A brief agaisnt McCain
Andrew McCarthy describes why many conservatives are troubled by having a President McCain. It is not the typical emotional rant, of which there have been too many.
...There is much more. This is an example of another area where we will have to fight a President McCain. He may be willing to fight in Iraq, but he would be turning over intelligence to our enemies with his policy proposals on Gitmo.

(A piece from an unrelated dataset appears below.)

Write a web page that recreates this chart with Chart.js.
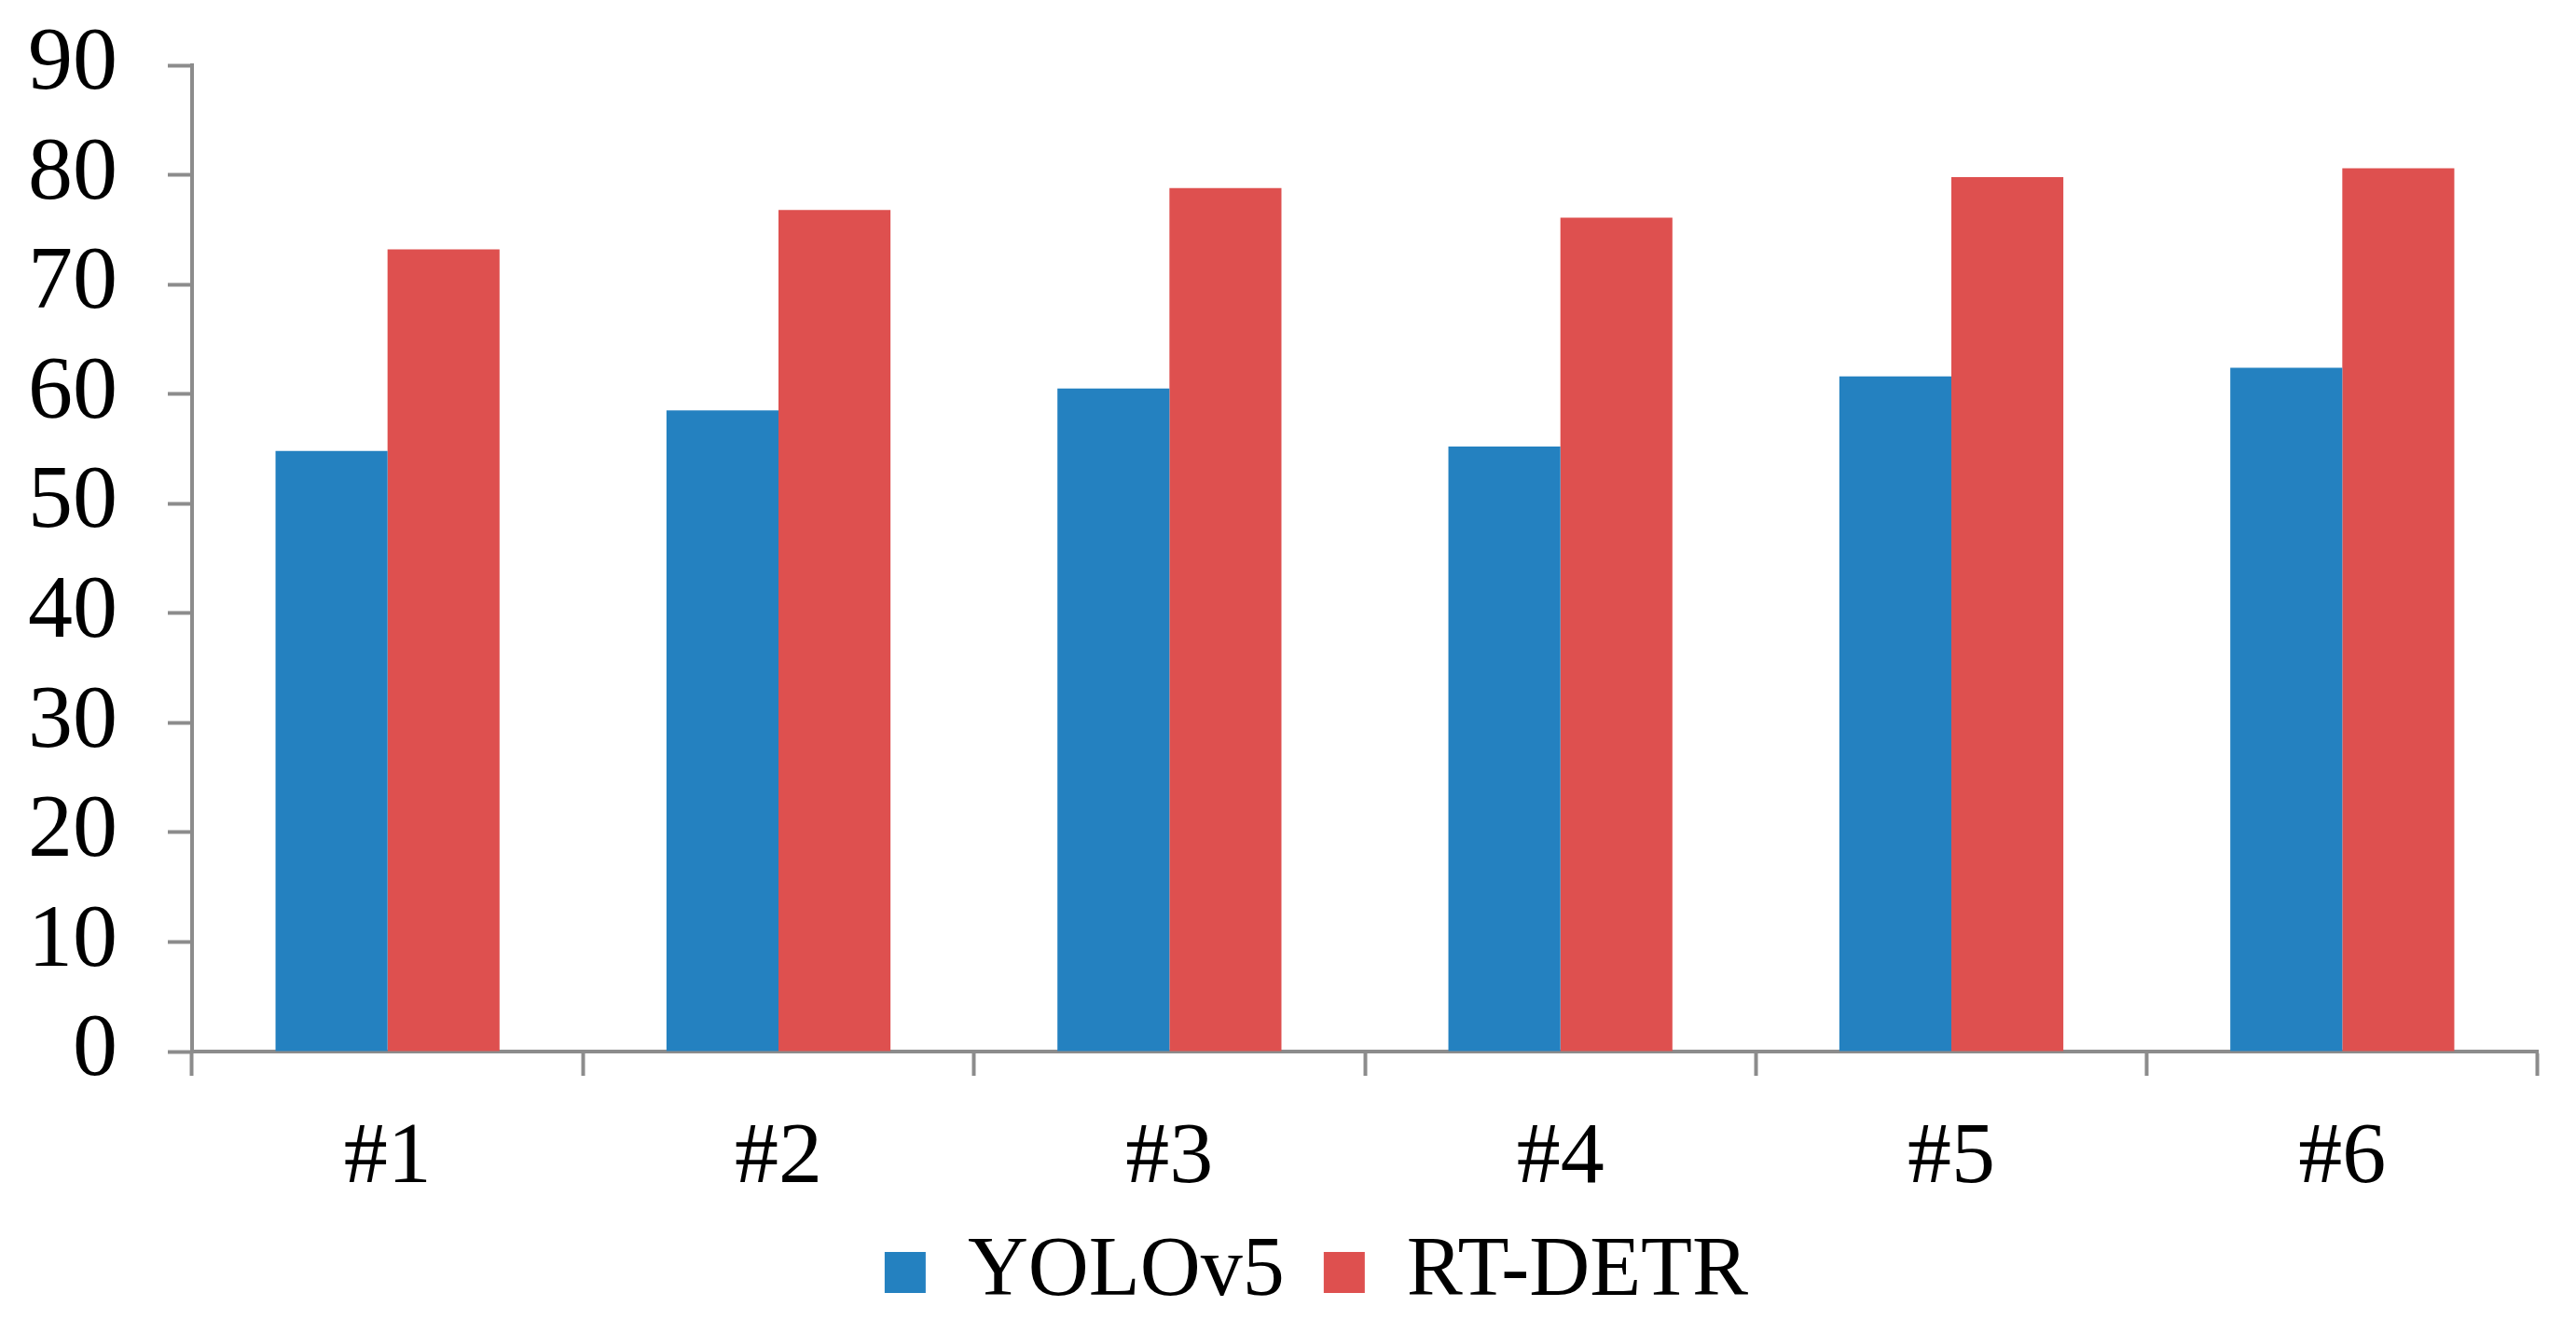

It’s a foolish idea, but it’s the sort of thing one expects from an irascible senate maverick — an old Washington hand who is quick to exploit the trendy concern-of-the-moment, demagoguing anyone who dares worry about the bigger picture. Take the senator’s “McCain amendment,” the 2005 legislation that extended Fifth Amendment rights to terrorists overseas. In its 2000 Dickerson decision, the Supreme Court held that if a person has a Fifth Amendment privilege, he is entitled to Miranda rights — i.e., the right to an attorney, at the expense of the American taxpayer, during all questioning. That means any terrorist we capture overseas could plausibly claim Miranda protection under the McCain amendment. In short, leaving aside that the chief effect of McCain’s grandstanding was to intimidate our interrogation officers (stoking a fear of investigations that prompted purchases of litigation insurance and a drastic reduction in intelligence-collection), his legislation could eventually shut down interrogations. A future court, or even Justice Department, could very well read the McCain amendment in conjunction with Dickerson to require that defense attorneys be inserted into the interrogation mix shortly after capture — long before the “advanced psychological techniques,” with which the high-minded senator plans to replace those “abusive” Bush tactics, have any chance to work.
When confronted with this possibility, Sen. McCain and his backers snicker that such suggestions are absurd. Critics are duly expected to melt, and many of them do. Some of us, however, have actually had to fight the jihad in the courtroom. That the senator clearly had no intention whatsoever to lay the groundwork for Mirandizing the battlefield will, you can bet, have little impact on a judge asked down the road to rule on the admissibility of a terrorist’s confession or on a jihadist’s claim that his McCain Amendment rights have been violated. If you think otherwise, you haven’t been following the federal courts for the past half-century.
Senate Democrats serially insist that the McCain Amendment prohibits waterboarding. Sorry to break the news, but the legal argument that it requires Miranda is no less viable. That’s why the legislation’s ambiguity was so irresponsible. McCain’s campaign against coercive interrogation methods — tactics that saved American lives after 9/11; tactics, such as waterboarding, that were rarely ever used and that had been stopped two years before the McCain amendment; and tactics that Sen. McCain himself has conceded are excusable in a truly dire national emergency — was reckless. Sure, the media ate it up, just like they’ll eat up the League of Democracies, the new OSS, and the new wave of overtures to transnational progressives in Europe. But it’s reflective of an unattractive heedlessness.
Similarly, Sen. McCain wants to close the terrorist holding facility at Guantanamo Bay. Interrogations there have produced intelligence that has saved American lives. Bringing the terrorists detained there into the United States would risk vesting them with the same due process rights as the American citizens they are pledged to kill — including generous discovery of our intelligence, and our methods and sources for obtaining it.
What is the upside to giving them this precious information? For Sen. McCain it is — again — what he sees as America’s reputation in the world. But look: America has selflessly freed millions of Muslims from tyrannical regimes. Most of us are a lot more concerned about protecting Americans than about America’s reputation in Saudi Arabia, China, Russia, Europe, and the rest of the vaunted “international community.” The world doesn’t hold a candle to our record of promoting human freedom (to say nothing of our relieving Europe of its duty to fight in, and pay for, its own defense). And the world’s elites will continue giving us no credit regardless of McCain’s exertions. If Gitmo upsets other countries, the problem lies with them, not with Gitmo.